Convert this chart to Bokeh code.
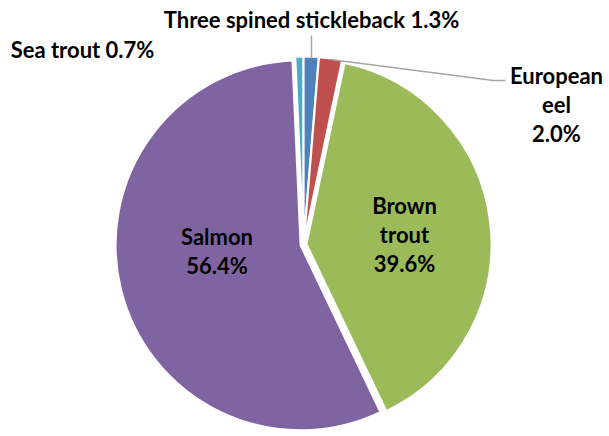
import math
from bokeh.plotting import figure
from bokeh.models import Range1d, ColumnDataSource
from bokeh.core.properties import value
from bokeh.embed import file_html
from bokeh.resources import INLINE

# ---- data ----
categories = ["Sea trout", "Three spined stickleback", "European eel", "Brown trout", "Salmon"]
percent = [0.7, 1.3, 2.0, 39.6, 56.4]
colors = ["#4BACC6", "#4F81BD", "#C0504D", "#9BBB59", "#8064A2"]

# ---- layout (pixels of the picture, converted to plot units) ----
W, H = 609, 436
def px(xr):
    return xr
def py(yr):
    return H - yr

CX, CY = px(303), py(244)
R = 185
EXPLODE = 3
start_deg = -percent[0] * 3.6  # stickleback starts at 12 o'clock

xs, ys, starts, ends = [], [], [], []
acc = start_deg
for v in percent:
    t1 = acc
    t2 = acc + v * 3.6
    acc = t2
    mid = math.radians((t1 + t2) / 2)
    xs.append(CX + EXPLODE * math.sin(mid))
    ys.append(CY + EXPLODE * math.cos(mid))
    starts.append(math.pi / 2 - math.radians(t2))
    ends.append(math.pi / 2 - math.radians(t1))

src = ColumnDataSource(dict(x=xs, y=ys, start=starts, end=ends, color=colors,
                            name=categories, pct=percent))

p = figure(width=W, height=H, x_range=Range1d(0, W), y_range=Range1d(0, H),
           output_backend="svg", toolbar_location=None,
           x_axis_location=None, y_axis_location=None, min_border=0)
p.grid.visible = False
p.outline_line_color = None
p.background_fill_color = "white"
p.border_fill_color = "white"

p.wedge(x="x", y="y", radius=R, start_angle="start", end_angle="end",
        fill_color="color", line_color="white", line_width=2, source=src)

# leader lines
p.line(x=[px(311), px(311)], y=[py(35), py(57)], line_color="#A6A6A6", line_width=1.5)
p.line(x=[px(330), px(493), px(505)], y=[py(59), py(80), py(80)], line_color="#A6A6A6", line_width=1.5)

# labels: (centre x, first baseline) in picture px, and whether multi-line
label_layout = {
    "Sea trout": (82, 49, False),
    "Three spined stickleback": (311, 19, False),
    "European eel": (556, 75, True),
    "Brown trout": (404, 205, True),
    "Salmon": (216.5, 236, True),
}
LINE_GAP = 29
tx, ty, tt = [], [], []
for name, v in zip(categories, percent):
    x0, b0, multi = label_layout[name]
    if multi:
        lines = name.split() + [f"{v:.1f}%"]
    else:
        lines = [f"{name} {v:.1f}%"]
    for i, ln in enumerate(lines):
        tx.append(px(x0))
        ty.append(py(b0 + i * LINE_GAP))
        tt.append(ln)

p.text(x=tx, y=ty, text=tt, text_font=value("Lato"), text_font_style="bold",
       text_font_size="22px", text_align="center", text_baseline="alphabetic",
       text_color="#000000")

open("out.html", "w").write(file_html(p, INLINE))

----------------------------------------

REQUEST —
Quote in full the listing given above; the images are to be left out.

WORKED SOLUTION —
Convert this chart to Bokeh code.
import math
from bokeh.plotting import figure
from bokeh.models import Range1d, ColumnDataSource
from bokeh.core.properties import value
from bokeh.embed import file_html
from bokeh.resources import INLINE

# ---- data ----
categories = ["Sea trout", "Three spined stickleback", "European eel", "Brown trout", "Salmon"]
percent = [0.7, 1.3, 2.0, 39.6, 56.4]
colors = ["#4BACC6", "#4F81BD", "#C0504D", "#9BBB59", "#8064A2"]

# ---- layout (pixels of the picture, converted to plot units) ----
W, H = 609, 436
def px(xr):
    return xr
def py(yr):
    return H - yr

CX, CY = px(303), py(244)
R = 185
EXPLODE = 3
start_deg = -percent[0] * 3.6  # stickleback starts at 12 o'clock

xs, ys, starts, ends = [], [], [], []
acc = start_deg
for v in percent:
    t1 = acc
    t2 = acc + v * 3.6
    acc = t2
    mid = math.radians((t1 + t2) / 2)
    xs.append(CX + EXPLODE * math.sin(mid))
    ys.append(CY + EXPLODE * math.cos(mid))
    starts.append(math.pi / 2 - math.radians(t2))
    ends.append(math.pi / 2 - math.radians(t1))

src = ColumnDataSource(dict(x=xs, y=ys, start=starts, end=ends, color=colors,
                            name=categories, pct=percent))

p = figure(width=W, height=H, x_range=Range1d(0, W), y_range=Range1d(0, H),
           output_backend="svg", toolbar_location=None,
           x_axis_location=None, y_axis_location=None, min_border=0)
p.grid.visible = False
p.outline_line_color = None
p.background_fill_color = "white"
p.border_fill_color = "white"

p.wedge(x="x", y="y", radius=R, start_angle="start", end_angle="end",
        fill_color="color", line_color="white", line_width=2, source=src)

# leader lines
p.line(x=[px(311), px(311)], y=[py(35), py(57)], line_color="#A6A6A6", line_width=1.5)
p.line(x=[px(330), px(493), px(505)], y=[py(59), py(80), py(80)], line_color="#A6A6A6", line_width=1.5)

# labels: (centre x, first baseline) in picture px, and whether multi-line
label_layout = {
    "Sea trout": (82, 49, False),
    "Three spined stickleback": (311, 19, False),
    "European eel": (556, 75, True),
    "Brown trout": (404, 205, True),
    "Salmon": (216.5, 236, True),
}
LINE_GAP = 29
tx, ty, tt = [], [], []
for name, v in zip(categories, percent):
    x0, b0, multi = label_layout[name]
    if multi:
        lines = name.split() + [f"{v:.1f}%"]
    else:
        lines = [f"{name} {v:.1f}%"]
    for i, ln in enumerate(lines):
        tx.append(px(x0))
        ty.append(py(b0 + i * LINE_GAP))
        tt.append(ln)

p.text(x=tx, y=ty, text=tt, text_font=value("Lato"), text_font_style="bold",
       text_font_size="22px", text_align="center", text_baseline="alphabetic",
       text_color="#000000")

open("out.html", "w").write(file_html(p, INLINE))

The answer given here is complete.